- Born: 10 June 1955 Meerut, Uttar Pradesh, India
- Died: 17 February 2017 (aged 61) Meerut, Uttar Pradesh, India
- Occupations: Novelist, scriptwriter

= Ved Prakash Sharma =

Indian writer

Ved Prakash Sharma (10 June 1955 – 17 February 2017) was an Indian writer of novels and screenplays in Hindi. He was born in Meerut, Uttar Pradesh, where he completed his graduation from NAS Degree College. After beginning his professional career as a ghost writer, he went on to write 176 novels (ghostwriting around 23 novels of them). Dahekte Shaher (1973) was the first novel for which he was credited. He primarily wrote detective novels, among them Kalyug ki Ramayan and Vardi Wala Gunda were his famous works. The main characters in his detective novels were Vijay, Vikas, Raghunath, Alphanse, Vibha Jindal, Keshav Pandit and Raina.

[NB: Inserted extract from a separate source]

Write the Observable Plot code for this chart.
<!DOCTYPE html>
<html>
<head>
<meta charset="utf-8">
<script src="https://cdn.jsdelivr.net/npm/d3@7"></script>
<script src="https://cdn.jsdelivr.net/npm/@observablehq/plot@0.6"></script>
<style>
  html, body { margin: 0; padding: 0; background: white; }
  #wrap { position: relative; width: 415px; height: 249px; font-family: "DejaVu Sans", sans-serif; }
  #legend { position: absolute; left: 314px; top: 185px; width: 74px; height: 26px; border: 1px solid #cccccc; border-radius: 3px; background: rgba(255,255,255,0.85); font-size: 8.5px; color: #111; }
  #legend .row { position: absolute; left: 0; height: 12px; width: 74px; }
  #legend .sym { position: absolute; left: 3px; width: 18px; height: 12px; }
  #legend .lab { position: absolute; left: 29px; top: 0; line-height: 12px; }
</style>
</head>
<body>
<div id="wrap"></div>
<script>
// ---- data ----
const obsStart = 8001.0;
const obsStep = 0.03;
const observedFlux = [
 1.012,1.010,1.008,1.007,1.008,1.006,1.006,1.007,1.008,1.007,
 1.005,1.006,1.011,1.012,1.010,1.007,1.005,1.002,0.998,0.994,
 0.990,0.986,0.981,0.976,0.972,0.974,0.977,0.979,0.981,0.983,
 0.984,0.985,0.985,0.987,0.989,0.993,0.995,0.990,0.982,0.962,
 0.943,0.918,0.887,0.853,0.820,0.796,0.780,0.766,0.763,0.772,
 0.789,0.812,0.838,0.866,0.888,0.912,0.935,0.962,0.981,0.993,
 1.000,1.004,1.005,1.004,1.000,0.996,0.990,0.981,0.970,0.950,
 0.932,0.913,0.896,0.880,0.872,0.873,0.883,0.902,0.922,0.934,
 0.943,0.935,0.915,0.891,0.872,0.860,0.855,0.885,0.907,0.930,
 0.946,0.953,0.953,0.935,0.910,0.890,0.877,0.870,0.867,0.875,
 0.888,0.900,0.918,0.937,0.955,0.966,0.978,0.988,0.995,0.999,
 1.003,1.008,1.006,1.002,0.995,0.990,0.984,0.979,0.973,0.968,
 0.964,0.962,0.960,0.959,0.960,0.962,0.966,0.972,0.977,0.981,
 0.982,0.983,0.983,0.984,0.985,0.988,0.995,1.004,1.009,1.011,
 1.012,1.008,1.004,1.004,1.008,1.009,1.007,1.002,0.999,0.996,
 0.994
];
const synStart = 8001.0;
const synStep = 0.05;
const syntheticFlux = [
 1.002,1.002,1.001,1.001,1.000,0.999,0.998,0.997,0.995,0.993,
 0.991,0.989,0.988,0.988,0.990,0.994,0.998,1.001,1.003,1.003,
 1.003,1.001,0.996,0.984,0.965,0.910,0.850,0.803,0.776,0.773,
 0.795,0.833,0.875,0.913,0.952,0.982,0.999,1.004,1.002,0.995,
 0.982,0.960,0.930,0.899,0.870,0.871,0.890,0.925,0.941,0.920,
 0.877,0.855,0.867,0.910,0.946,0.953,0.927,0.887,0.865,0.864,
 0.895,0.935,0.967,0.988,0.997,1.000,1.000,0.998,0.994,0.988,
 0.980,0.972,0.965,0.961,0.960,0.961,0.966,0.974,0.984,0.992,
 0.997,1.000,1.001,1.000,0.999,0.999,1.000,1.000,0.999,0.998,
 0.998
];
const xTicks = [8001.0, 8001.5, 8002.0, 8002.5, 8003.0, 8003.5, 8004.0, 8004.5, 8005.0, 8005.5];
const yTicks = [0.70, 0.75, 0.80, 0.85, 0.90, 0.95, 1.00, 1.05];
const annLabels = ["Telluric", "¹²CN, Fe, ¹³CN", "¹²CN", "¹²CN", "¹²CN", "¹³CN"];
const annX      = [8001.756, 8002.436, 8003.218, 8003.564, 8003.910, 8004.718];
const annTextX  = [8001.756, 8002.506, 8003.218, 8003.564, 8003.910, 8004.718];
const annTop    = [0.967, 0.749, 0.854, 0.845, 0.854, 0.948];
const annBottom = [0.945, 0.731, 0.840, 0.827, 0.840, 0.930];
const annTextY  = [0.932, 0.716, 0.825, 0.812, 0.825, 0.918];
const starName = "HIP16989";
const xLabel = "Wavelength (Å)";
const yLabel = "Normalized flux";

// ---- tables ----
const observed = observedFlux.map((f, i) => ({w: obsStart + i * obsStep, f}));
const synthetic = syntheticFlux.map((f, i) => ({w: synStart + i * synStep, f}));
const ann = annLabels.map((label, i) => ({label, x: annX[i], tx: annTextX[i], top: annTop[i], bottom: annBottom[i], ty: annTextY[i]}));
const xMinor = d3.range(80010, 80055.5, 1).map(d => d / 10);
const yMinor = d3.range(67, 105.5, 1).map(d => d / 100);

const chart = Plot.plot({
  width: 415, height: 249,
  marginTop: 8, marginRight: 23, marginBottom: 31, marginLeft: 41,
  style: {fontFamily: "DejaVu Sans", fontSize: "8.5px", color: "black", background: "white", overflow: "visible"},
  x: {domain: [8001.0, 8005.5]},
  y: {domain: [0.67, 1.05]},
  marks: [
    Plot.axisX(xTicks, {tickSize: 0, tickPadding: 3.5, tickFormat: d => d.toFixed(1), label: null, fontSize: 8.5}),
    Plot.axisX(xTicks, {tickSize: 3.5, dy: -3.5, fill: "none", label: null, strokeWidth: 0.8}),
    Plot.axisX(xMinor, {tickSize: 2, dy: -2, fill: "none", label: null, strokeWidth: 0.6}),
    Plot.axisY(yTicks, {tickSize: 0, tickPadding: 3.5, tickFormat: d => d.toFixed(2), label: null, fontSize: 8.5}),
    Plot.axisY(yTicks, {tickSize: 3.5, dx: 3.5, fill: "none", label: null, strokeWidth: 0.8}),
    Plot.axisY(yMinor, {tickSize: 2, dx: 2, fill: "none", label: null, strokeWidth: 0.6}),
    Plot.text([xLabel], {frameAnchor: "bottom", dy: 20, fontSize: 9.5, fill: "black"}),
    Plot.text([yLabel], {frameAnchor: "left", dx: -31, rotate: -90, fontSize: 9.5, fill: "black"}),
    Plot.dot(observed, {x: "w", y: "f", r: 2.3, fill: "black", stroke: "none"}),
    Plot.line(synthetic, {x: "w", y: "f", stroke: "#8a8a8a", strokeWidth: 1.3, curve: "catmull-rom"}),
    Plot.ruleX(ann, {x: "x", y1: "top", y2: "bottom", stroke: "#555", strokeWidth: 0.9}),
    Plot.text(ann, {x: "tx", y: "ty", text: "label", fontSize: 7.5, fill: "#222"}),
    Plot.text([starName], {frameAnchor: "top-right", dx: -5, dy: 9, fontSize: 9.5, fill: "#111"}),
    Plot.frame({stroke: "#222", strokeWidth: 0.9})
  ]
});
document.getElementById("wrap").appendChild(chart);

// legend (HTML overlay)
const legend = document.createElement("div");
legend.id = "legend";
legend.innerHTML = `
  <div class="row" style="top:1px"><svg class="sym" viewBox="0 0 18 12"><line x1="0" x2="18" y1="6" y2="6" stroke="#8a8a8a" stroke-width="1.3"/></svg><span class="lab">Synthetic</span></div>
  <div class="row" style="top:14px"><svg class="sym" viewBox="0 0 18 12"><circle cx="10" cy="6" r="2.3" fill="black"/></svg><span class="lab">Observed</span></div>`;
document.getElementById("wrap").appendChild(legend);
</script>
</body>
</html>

From the mid 80s to 2001 he authored several novels with themes of social issues, intrigue in relationships, mercenary motives, greed, betrayal, affairs and conspiracy. These stories contained many plot twists and surprises in the end, and were well received by readers. In the 1990s he was considered the top novelist of the genre. According to his Times of India obituary, his 1992 novel Vardi Wala Gunda "broke all records and sold 15 lakh copies on the very first day of its release", while it reported overall sales of "80 million copies".

Sharma also made several contributions to Bollywood, the Hindi film industry in India. His novel Bahu Maange Insaaf was adapted for film Bahu Ki Awaaz in 1985, while Anaam (1992) too was based on his work. Sharma also contributed to two installments in the Khiladi series of Akshay Kumar films—Sabse Bada Khiladi (1995) and International Khiladi (1999). In 2010 Zee TV aired Keshav Pandit, a series based on the character created by Sharma. He founded Tulsi Comics and also created few comic characters like Jambu.

Sharma was awarded the Meerut Ratna twice (1992 and 1994). He had received various state-level awards including the Natraj Bhushan Award in 2008 and the Natraj Award in 1995.